INFORMATION PROVIDED -
----

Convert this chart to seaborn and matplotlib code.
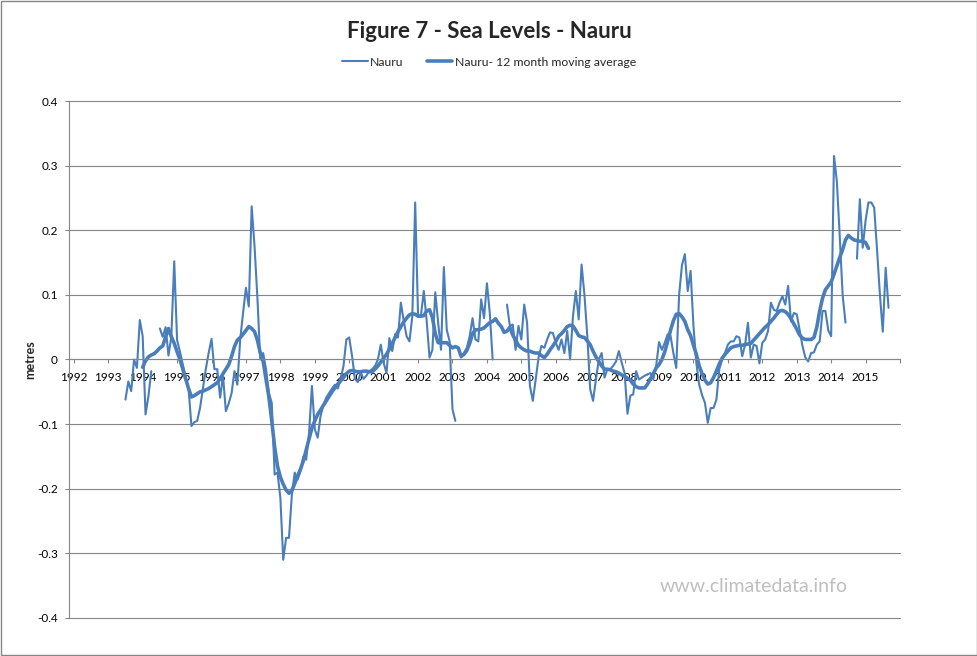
import numpy as np
import pandas as pd
import seaborn as sns
import matplotlib.pyplot as plt
from matplotlib.lines import Line2D
from matplotlib.patches import Rectangle

# monthly values, first entry = January 1993, None = no reading
first_year = 1993
nauru_levels = [
    None, None, None, None, None, None, -0.062, -0.034, -0.049, 0.000, -0.013, 0.061,   # 1993
    0.036, -0.085, -0.057, -0.018, None, None, 0.048, 0.035, 0.050, 0.006, 0.036, 0.152,  # 1994
    0.030, 0.012, -0.008, -0.028, -0.045, -0.103, -0.097, -0.095, -0.075, -0.045, -0.015, 0.010,  # 1995
    0.032, -0.015, -0.015, -0.059, -0.025, -0.080, -0.068, -0.052, -0.018, -0.039, 0.031, 0.072,  # 1996
    0.111, 0.082, 0.237, 0.175, 0.095, 0.000, 0.010, -0.015, -0.052, -0.067, -0.178, -0.175,  # 1997
    -0.214, -0.310, -0.276, -0.276, -0.210, -0.175, -0.186, -0.173, -0.150, -0.155, -0.114, -0.041,  # 1998
    -0.108, -0.121, -0.088, -0.070, -0.059, -0.052, -0.045, -0.039, -0.045, -0.031, -0.010, 0.031,  # 1999
    0.034, 0.005, -0.030, -0.035, -0.020, -0.030, -0.025, -0.018, -0.015, -0.010, 0.000, 0.023,  # 2000
    -0.005, -0.021, 0.033, 0.013, 0.039, 0.034, 0.088, 0.060, 0.036, 0.028, 0.067, 0.243,  # 2001
    0.068, 0.068, 0.106, 0.060, 0.003, 0.015, 0.104, 0.057, 0.015, 0.143, 0.046, 0.028,  # 2002
    -0.077, -0.095, None, 0.003, 0.010, 0.018, 0.036, 0.064, 0.031, 0.028, 0.093, 0.064,  # 2003
    0.118, 0.072, 0.000, None, None, None, None, 0.085, 0.052, 0.054, 0.015, 0.052,  # 2004
    0.031, 0.085, 0.057, -0.041, -0.064, -0.031, 0.003, 0.021, 0.018, 0.031, 0.042, 0.041,  # 2005
    0.026, 0.015, 0.031, 0.010, 0.044, 0.000, 0.067, 0.106, 0.062, 0.147, 0.100, 0.036,  # 2006
    -0.046, -0.064, -0.031, 0.000, 0.010, -0.028, -0.015, -0.015, -0.010, -0.003, 0.013, -0.005,  # 2007
    -0.021, -0.084, -0.056, -0.054, -0.018, -0.031, -0.028, -0.025, -0.023, -0.021, -0.030, -0.010,  # 2008
    0.027, 0.015, 0.026, 0.039, 0.037, 0.010, -0.013, 0.100, 0.146, 0.163, 0.106, 0.137,  # 2009
    0.052, -0.005, -0.039, -0.055, -0.067, -0.098, -0.075, -0.075, -0.062, -0.015, 0.000, 0.010,  # 2010
    0.023, 0.028, 0.028, 0.036, 0.034, 0.005, 0.023, 0.057, 0.003, 0.023, 0.021, -0.006,  # 2011
    0.026, 0.031, 0.044, 0.088, 0.077, 0.075, 0.088, 0.098, 0.085, 0.114, 0.059, 0.072,  # 2012
    0.070, 0.046, 0.021, 0.003, -0.003, 0.010, 0.011, 0.023, 0.028, 0.075, 0.075, 0.045,  # 2013
    0.036, 0.315, 0.275, 0.190, 0.100, 0.057, None, None, None, 0.156, 0.248, 0.173,  # 2014
    0.215, 0.243, 0.243, 0.235, 0.170, 0.100, 0.043, 0.142, 0.080,  # 2015
]

nauru_ma12 = [
    None, None, None, None, None, None, None, None, None, None, None, None,  # 1993
    -0.012, -0.002, 0.004, 0.007, 0.009, 0.013, 0.018, 0.021, 0.035, 0.048, 0.035, 0.025,  # 1994
    0.012, 0.000, -0.015, -0.030, -0.045, -0.058, -0.056, -0.053, -0.050, -0.049, -0.047, -0.045,  # 1995
    -0.042, -0.039, -0.036, -0.030, -0.022, -0.015, -0.008, 0.005, 0.020, 0.030, 0.034, 0.039,  # 1996
    0.045, 0.051, 0.048, 0.043, 0.030, 0.010, -0.003, -0.030, -0.058, -0.095, -0.135, -0.165,  # 1997
    -0.182, -0.193, -0.202, -0.207, -0.203, -0.192, -0.180, -0.170, -0.157, -0.140, -0.123, -0.106,  # 1998
    -0.095, -0.085, -0.078, -0.071, -0.064, -0.057, -0.050, -0.044, -0.038, -0.033, -0.028, -0.022,  # 1999
    -0.018, -0.017, -0.018, -0.019, -0.019, -0.018, -0.018, -0.019, -0.019, -0.015, -0.010, -0.004,  # 2000
    0.002, 0.008, 0.016, 0.025, 0.034, 0.043, 0.051, 0.058, 0.064, 0.069, 0.071, 0.070,  # 2001
    0.067, 0.067, 0.068, 0.075, 0.077, 0.065, 0.040, 0.026, 0.026, 0.026, 0.026, 0.022,  # 2002
    0.018, 0.020, 0.018, 0.005, 0.008, 0.014, 0.025, 0.040, 0.046, 0.046, 0.047, 0.049,  # 2003
    0.053, 0.057, 0.059, 0.063, 0.056, 0.051, 0.042, 0.044, 0.050, 0.038, 0.030, 0.022,  # 2004
    0.018, 0.015, 0.013, 0.013, 0.011, 0.010, 0.010, 0.006, 0.003, 0.008, 0.015, 0.021,  # 2005
    0.028, 0.036, 0.040, 0.045, 0.051, 0.053, 0.052, 0.045, 0.037, 0.035, 0.034, 0.029,  # 2006
    0.023, 0.013, 0.004, -0.003, -0.010, -0.015, -0.015, -0.016, -0.018, -0.019, -0.021, -0.024,  # 2007
    -0.026, -0.029, -0.032, -0.038, -0.042, -0.044, -0.044, -0.044, -0.038, -0.030, -0.022, -0.013,  # 2008
    -0.008, 0.000, 0.012, 0.028, 0.045, 0.060, 0.070, 0.071, 0.066, 0.059, 0.046, 0.037,  # 2009
    0.022, 0.008, -0.010, -0.022, -0.032, -0.038, -0.036, -0.028, -0.018, -0.007, 0.002, 0.008,  # 2010
    0.013, 0.018, 0.020, 0.021, 0.022, 0.022, 0.023, 0.024, 0.025, 0.030, 0.035, 0.040,  # 2011
    0.045, 0.050, 0.054, 0.059, 0.064, 0.070, 0.075, 0.076, 0.074, 0.070, 0.063, 0.055,  # 2012
    0.047, 0.038, 0.033, 0.031, 0.031, 0.031, 0.034, 0.050, 0.075, 0.095, 0.108, 0.114,  # 2013
    0.120, 0.132, 0.145, 0.158, 0.170, 0.185, 0.192, 0.188, 0.185, 0.184, 0.183, 0.183,  # 2014
    0.181, 0.172,  # 2015
]

year_labels = [str(y) for y in range(1992, 2016)]
ytick_labels = ["-0.4", "-0.3", "-0.2", "-0.1", "0", "0.1", "0.2", "0.3", "0.4"]

blue = "#4A7EBB"
grid_grey = "#868686"


def to_frame(values):
    df = pd.DataFrame({"level": pd.array(values, dtype="Float64").astype(float)})
    df["year"] = first_year + np.arange(len(df)) / 12.0
    # separate pieces where readings are missing so lines break there
    df["piece"] = df["level"].isna().cumsum()
    return df.dropna()


raw = to_frame(nauru_levels)
ma = to_frame(nauru_ma12)

sns.set_style("white")
plt.rcParams["font.family"] = ["Lato", "DejaVu Sans"]

fig = plt.figure(figsize=(9.78, 6.56), dpi=100)
ax = fig.add_axes([69 / 978, 1 - 618 / 656, (900 - 69) / 978, (618 - 101) / 656])

sns.lineplot(data=raw, x="year", y="level", units="piece", estimator=None,
             color=blue, lw=1.5, ax=ax, legend=False)
sns.lineplot(data=ma, x="year", y="level", units="piece", estimator=None,
             color=blue, lw=2.6, ax=ax, legend=False)

ax.set_xlim(1991.86, 2016.0)
ax.set_ylim(-0.4, 0.4)
ax.set_yticks(np.linspace(-0.4, 0.4, 9))
ax.set_yticklabels(ytick_labels)
ax.set_xticks(range(1992, 2017))
ax.set_xticklabels(year_labels + [""])
ax.set_xlabel("")
ax.set_ylabel("")

ax.set_axisbelow(True)
ax.yaxis.grid(True, color=grid_grey, lw=0.8)
ax.xaxis.grid(False)
for g in ax.get_ygridlines():
    g.set_clip_on(False)

for side in ["top", "right"]:
    ax.spines[side].set_visible(False)
ax.spines["left"].set_color(grid_grey)
ax.spines["left"].set_linewidth(0.8)
ax.spines["bottom"].set_position(("data", 0))
ax.spines["bottom"].set_color(grid_grey)
ax.spines["bottom"].set_linewidth(0.8)

ax.tick_params(axis="x", direction="out", length=3, width=0.8, color=grid_grey,
               labelsize=8.5, pad=6, labelcolor="black", bottom=True)
ax.tick_params(axis="y", direction="out", length=3, width=0.8, color=grid_grey,
               labelsize=8.5, pad=5, labelcolor="black", left=True)

fig.text(0.5, 1 - 31 / 656, "Figure 7 - Sea Levels - Nauru", ha="center", va="center",
         fontsize=16, fontweight="bold")
fig.text(30 / 978, 1 - 360 / 656, "metres", rotation=90, ha="center", va="center",
         fontsize=9, fontweight="bold")
fig.text(754 / 978, 1 - 587 / 656, "www.climatedata.info", ha="center", va="center",
         fontsize=14, color="#BFBFBF")

handles = [Line2D([], [], color=blue, lw=1.5), Line2D([], [], color=blue, lw=2.6)]
fig.legend(handles, ["Nauru", "Nauru- 12 month moving average"], loc="center",
           bbox_to_anchor=(0.5, 1 - 62 / 656), ncol=2, frameon=False, fontsize=8.8,
           handlelength=2.1, handletextpad=0.2, columnspacing=1.9)

fig.patches.append(Rectangle((0.001, 0.0015), 0.998, 0.997, transform=fig.transFigure,
                             fill=False, edgecolor=grid_grey, lw=1))

fig.savefig("out.png", dpi=100)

----

GOAL -
Repeat the listing above exactly from its first line to the line containing "from matplotlib.patches import Rectangle", both included, and omit the pictures.

TASK OUTPUT -
Convert this chart to seaborn and matplotlib code.
import numpy as np
import pandas as pd
import seaborn as sns
import matplotlib.pyplot as plt
from matplotlib.lines import Line2D
from matplotlib.patches import Rectangle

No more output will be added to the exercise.